Seward coal

Obscure Switcher

This is one of the least photographed geeps in all the land.  For one it is the most northerly based locomotive on the continent, consigned to permanent duty at Eielson Air Force Base 26 miles southeast of Fairbanks....truly the very end of the line and as far as you can get by rail from Anchorage.  Second, Eielson, home of the 354th Fighter Wing,  is strictly off limits to civilian personnel, and only as an employee of the railroad was I able to access it.

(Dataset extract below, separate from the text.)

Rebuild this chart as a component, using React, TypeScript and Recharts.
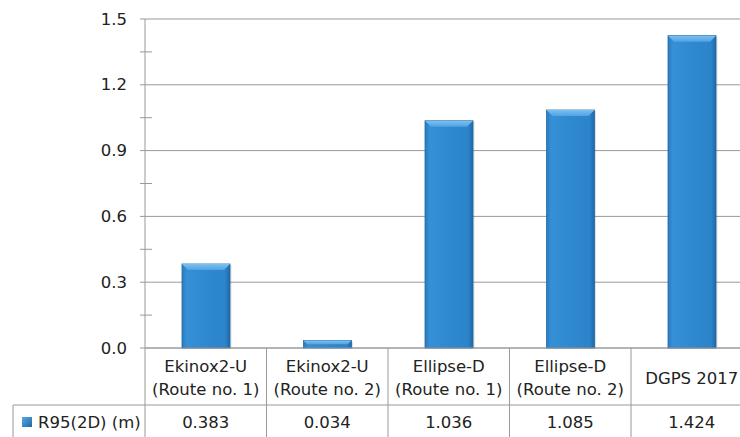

The base is home to a small rail network to support Air Force operations and formerly it handled jet fuel in tank cars for the air craft based there.  While the rail unloading racks are still present and maintained in state of readiness, moving fuel by rail from Anchorage is strictly a back up option to the local supply from the Petro Star refinery in North Pole, Alaska.

The main use of the railroad these days is to switch coal hoppers for unloading at the base power and steam plant.  The little 25MW plant seen here in the background was built in 1952 and burns coal mined in Healy and transported here by way of the ARRC.   To learn a little more here is an article on the plant with some photos:  https://www.eielson.af.mil/News/Article-Display/Article/591939/heartbeat-of-eielson-power-plant-fuels-iceman-mission/

4902 is one of two identically painted GP40-2s both rebuilt from straight GP40s in 1993.  This unit was built in December 1966 for the Atlantic Coast Line Railroad as their number 928 and would pass to SCL, SBD, and CSXT before being retired and rebuilt.